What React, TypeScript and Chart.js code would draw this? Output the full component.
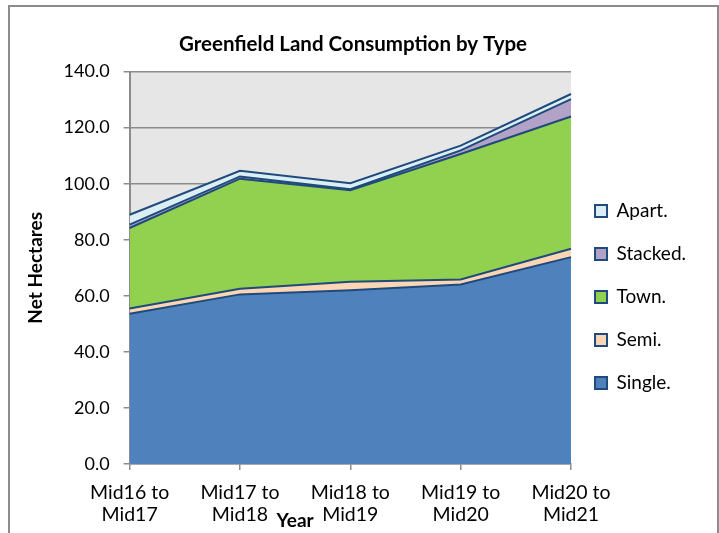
import React, { useEffect, useRef } from 'react';
import { Chart, registerables } from 'chart.js';

Chart.register(...registerables);

const categories: string[][] = [
  ['Mid16 to', 'Mid17'],
  ['Mid17 to', 'Mid18'],
  ['Mid18 to', 'Mid19'],
  ['Mid19 to', 'Mid20'],
  ['Mid20 to', 'Mid21'],
];
const single = [53.6, 60.5, 62.0, 64.0, 73.8];
const semi = [1.9, 2.0, 3.0, 1.8, 3.0];
const town = [28.7, 39.3, 32.7, 44.8, 47.2];
const stacked = [1.2, 0.8, 0.3, 1.3, 6.2];
const apart = [3.5, 2.0, 2.2, 1.7, 1.8];

const yMin = 0;
const yMax = 140;
const yStep = 20;
const xTitle = 'Year';

const FONT = 'Lato, "Open Sans", sans-serif';
const LINE = '#1f4a7c';

const bgPlugin = {
  id: 'plotBg',
  beforeDraw(chart: any) {
    const { ctx, chartArea } = chart;
    if (!chartArea) return;
    ctx.save();
    ctx.fillStyle = '#e6e6e6';
    ctx.fillRect(chartArea.left, chartArea.top, chartArea.right - chartArea.left, chartArea.bottom - chartArea.top);
    ctx.restore();
  },
};

const xTitlePlugin = {
  id: 'xTitle',
  afterDraw(chart: any) {
    const { ctx } = chart;
    const xs = chart.scales.x;
    if (!xs) return;
    ctx.save();
    ctx.font = `bold 19px ${FONT}`;
    ctx.fillStyle = '#000';
    ctx.textAlign = 'center';
    ctx.textBaseline = 'middle';
    ctx.fillText(xTitle, xs.getPixelForValue(1.5), xs.top + 57);
    ctx.restore();
  },
};

export default function App() {
  const ref = useRef<HTMLCanvasElement | null>(null);
  useEffect(() => {
    if (!ref.current) return;
    const mk = (label: string, data: number[], bg: string, fill: any) => ({
      label,
      data,
      backgroundColor: bg,
      borderColor: LINE,
      borderWidth: 2,
      pointRadius: 0,
      tension: 0,
      fill,
    });
    const chart = new Chart(ref.current, {
      type: 'line',
      data: {
        labels: categories,
        datasets: [
          mk('Single.', single, '#4f81bd', 'origin'),
          mk('Semi.', semi, '#fcd5b5', '-1'),
          mk('Town.', town, '#92d050', '-1'),
          mk('Stacked.', stacked, '#b3a2c7', '-1'),
          mk('Apart.', apart, '#dbeef4', '-1'),
        ],
      },
      options: {
        responsive: false,
        animation: false,
        devicePixelRatio: 1,
        layout: { padding: { left: 10, right: 23, top: 20, bottom: -5 } },
        plugins: {
          title: {
            display: true,
            text: 'Greenfield Land Consumption by Type',
            color: '#000',
            font: { family: FONT, size: 20.5, weight: 'bold' },
            padding: { top: 12.5, bottom: 14.5 },
          },
          legend: {
            position: 'right',
            reverse: true,
            title: {
              display: true,
              text: ' ',
              font: { family: FONT, size: 10 },
              padding: { top: 24, bottom: 0 },
            },
            labels: {
              color: '#000',
              font: { family: FONT, size: 19 },
              boxWidth: 12,
              boxHeight: 12,
              padding: 24,
            },
          },
          tooltip: { enabled: false },
        },
        scales: {
          x: {
            offset: false,
            grid: {
              drawOnChartArea: false,
              drawTicks: true,
              tickLength: 6,
              color: '#8c8c8c',
              lineWidth: 1.5,
            },
            border: { display: true, color: '#8c8c8c', width: 1.5 },
            ticks: {
              color: '#000',
              font: { family: FONT, size: 19.5, lineHeight: 1.13 },
              padding: 12,
              maxRotation: 0,
              autoSkip: false,
            },
          },
          y: {
            stacked: true,
            min: yMin,
            max: yMax,
            grid: {
              color: '#8c8c8c',
              lineWidth: 1.5,
              drawTicks: true,
              tickLength: 6,
            },
            border: { display: true, color: '#8c8c8c', width: 2 },
            ticks: {
              stepSize: yStep,
              color: '#000',
              font: { family: FONT, size: 18 },
              padding: 14,
              callback: (v: any) => Number(v).toFixed(1),
            },
            title: {
              display: true,
              text: 'Net Hectares',
              color: '#000',
              font: { family: FONT, size: 19, weight: 'bold' },
              padding: { top: 14, bottom: 2.8 },
            },
          },
        },
      },
      plugins: [bgPlugin, xTitlePlugin],
    });
    return () => chart.destroy();
  }, []);

  return (
    <div style={{ position: 'absolute', left: 0, top: 0, width: 719, height: 533, background: '#fff' }}>
      <canvas ref={ref} width={719} height={533} style={{ position: 'absolute', left: 0, top: 0 }} />
      <div
        style={{
          position: 'absolute',
          left: 8,
          top: 5,
          width: 711,
          height: 540,
          border: '2px solid #8c8c8c',
          boxSizing: 'border-box',
          pointerEvents: 'none',
        }}
      />
    </div>
  );
}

============

Give again, exactly, the lines from the start of the data through the one holding "const LINE = '#1f4a7c';"; omit the pictures.

What React, TypeScript and Chart.js code would draw this? Output the full component.
import React, { useEffect, useRef } from 'react';
import { Chart, registerables } from 'chart.js';

Chart.register(...registerables);

const categories: string[][] = [
  ['Mid16 to', 'Mid17'],
  ['Mid17 to', 'Mid18'],
  ['Mid18 to', 'Mid19'],
  ['Mid19 to', 'Mid20'],
  ['Mid20 to', 'Mid21'],
];
const single = [53.6, 60.5, 62.0, 64.0, 73.8];
const semi = [1.9, 2.0, 3.0, 1.8, 3.0];
const town = [28.7, 39.3, 32.7, 44.8, 47.2];
const stacked = [1.2, 0.8, 0.3, 1.3, 6.2];
const apart = [3.5, 2.0, 2.2, 1.7, 1.8];

const yMin = 0;
const yMax = 140;
const yStep = 20;
const xTitle = 'Year';

const FONT = 'Lato, "Open Sans", sans-serif';
const LINE = '#1f4a7c';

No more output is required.